◆ Task statement
Copy out all the lines exactly. Omit pictures.

◆ Material
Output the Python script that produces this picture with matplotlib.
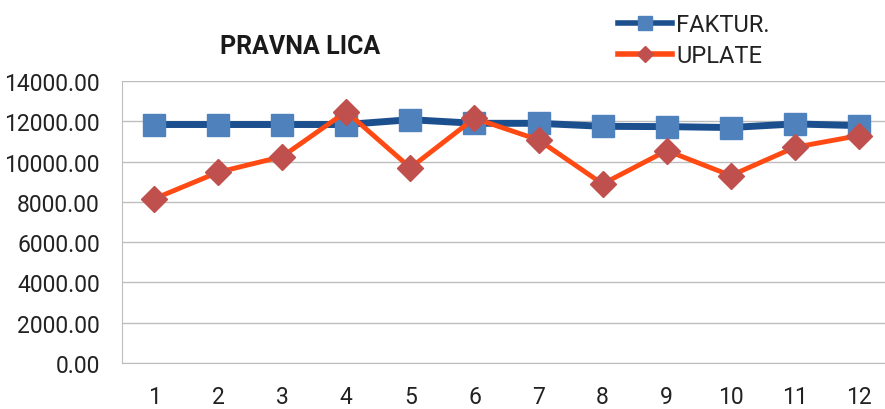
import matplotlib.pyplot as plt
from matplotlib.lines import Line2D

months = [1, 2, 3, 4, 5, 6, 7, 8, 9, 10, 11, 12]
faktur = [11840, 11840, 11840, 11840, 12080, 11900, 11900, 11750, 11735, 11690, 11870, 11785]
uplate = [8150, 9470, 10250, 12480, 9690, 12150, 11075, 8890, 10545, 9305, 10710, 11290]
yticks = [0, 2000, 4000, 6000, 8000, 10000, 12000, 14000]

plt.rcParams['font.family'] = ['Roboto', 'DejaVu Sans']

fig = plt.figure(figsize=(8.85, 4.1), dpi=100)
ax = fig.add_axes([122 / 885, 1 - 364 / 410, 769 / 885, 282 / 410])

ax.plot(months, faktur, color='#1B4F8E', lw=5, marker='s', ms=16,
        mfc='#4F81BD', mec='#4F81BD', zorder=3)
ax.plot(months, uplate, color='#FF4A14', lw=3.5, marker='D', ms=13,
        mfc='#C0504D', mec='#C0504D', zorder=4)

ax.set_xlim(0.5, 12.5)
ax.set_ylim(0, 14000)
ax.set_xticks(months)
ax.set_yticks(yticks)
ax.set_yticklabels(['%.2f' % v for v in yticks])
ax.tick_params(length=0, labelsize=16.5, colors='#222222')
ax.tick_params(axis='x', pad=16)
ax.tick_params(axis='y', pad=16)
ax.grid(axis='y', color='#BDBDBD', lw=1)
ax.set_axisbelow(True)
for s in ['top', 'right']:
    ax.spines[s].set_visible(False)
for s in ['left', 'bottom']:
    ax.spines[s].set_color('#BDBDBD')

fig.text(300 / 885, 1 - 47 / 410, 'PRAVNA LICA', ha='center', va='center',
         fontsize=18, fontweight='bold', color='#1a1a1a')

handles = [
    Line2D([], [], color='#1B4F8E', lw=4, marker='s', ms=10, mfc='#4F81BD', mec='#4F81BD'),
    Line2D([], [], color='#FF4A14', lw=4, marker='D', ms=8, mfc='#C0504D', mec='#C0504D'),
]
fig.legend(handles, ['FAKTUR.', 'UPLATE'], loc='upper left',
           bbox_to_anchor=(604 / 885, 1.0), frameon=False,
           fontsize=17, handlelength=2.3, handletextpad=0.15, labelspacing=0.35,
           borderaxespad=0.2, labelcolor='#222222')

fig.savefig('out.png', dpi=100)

◆ Task solution
Output the Python script that produces this picture with matplotlib.
import matplotlib.pyplot as plt
from matplotlib.lines import Line2D

months = [1, 2, 3, 4, 5, 6, 7, 8, 9, 10, 11, 12]
faktur = [11840, 11840, 11840, 11840, 12080, 11900, 11900, 11750, 11735, 11690, 11870, 11785]
uplate = [8150, 9470, 10250, 12480, 9690, 12150, 11075, 8890, 10545, 9305, 10710, 11290]
yticks = [0, 2000, 4000, 6000, 8000, 10000, 12000, 14000]

plt.rcParams['font.family'] = ['Roboto', 'DejaVu Sans']

fig = plt.figure(figsize=(8.85, 4.1), dpi=100)
ax = fig.add_axes([122 / 885, 1 - 364 / 410, 769 / 885, 282 / 410])

ax.plot(months, faktur, color='#1B4F8E', lw=5, marker='s', ms=16,
        mfc='#4F81BD', mec='#4F81BD', zorder=3)
ax.plot(months, uplate, color='#FF4A14', lw=3.5, marker='D', ms=13,
        mfc='#C0504D', mec='#C0504D', zorder=4)

ax.set_xlim(0.5, 12.5)
ax.set_ylim(0, 14000)
ax.set_xticks(months)
ax.set_yticks(yticks)
ax.set_yticklabels(['%.2f' % v for v in yticks])
ax.tick_params(length=0, labelsize=16.5, colors='#222222')
ax.tick_params(axis='x', pad=16)
ax.tick_params(axis='y', pad=16)
ax.grid(axis='y', color='#BDBDBD', lw=1)
ax.set_axisbelow(True)
for s in ['top', 'right']:
    ax.spines[s].set_visible(False)
for s in ['left', 'bottom']:
    ax.spines[s].set_color('#BDBDBD')

fig.text(300 / 885, 1 - 47 / 410, 'PRAVNA LICA', ha='center', va='center',
         fontsize=18, fontweight='bold', color='#1a1a1a')

handles = [
    Line2D([], [], color='#1B4F8E', lw=4, marker='s', ms=10, mfc='#4F81BD', mec='#4F81BD'),
    Line2D([], [], color='#FF4A14', lw=4, marker='D', ms=8, mfc='#C0504D', mec='#C0504D'),
]
fig.legend(handles, ['FAKTUR.', 'UPLATE'], loc='upper left',
           bbox_to_anchor=(604 / 885, 1.0), frameon=False,
           fontsize=17, handlelength=2.3, handletextpad=0.15, labelspacing=0.35,
           borderaxespad=0.2, labelcolor='#222222')

fig.savefig('out.png', dpi=100)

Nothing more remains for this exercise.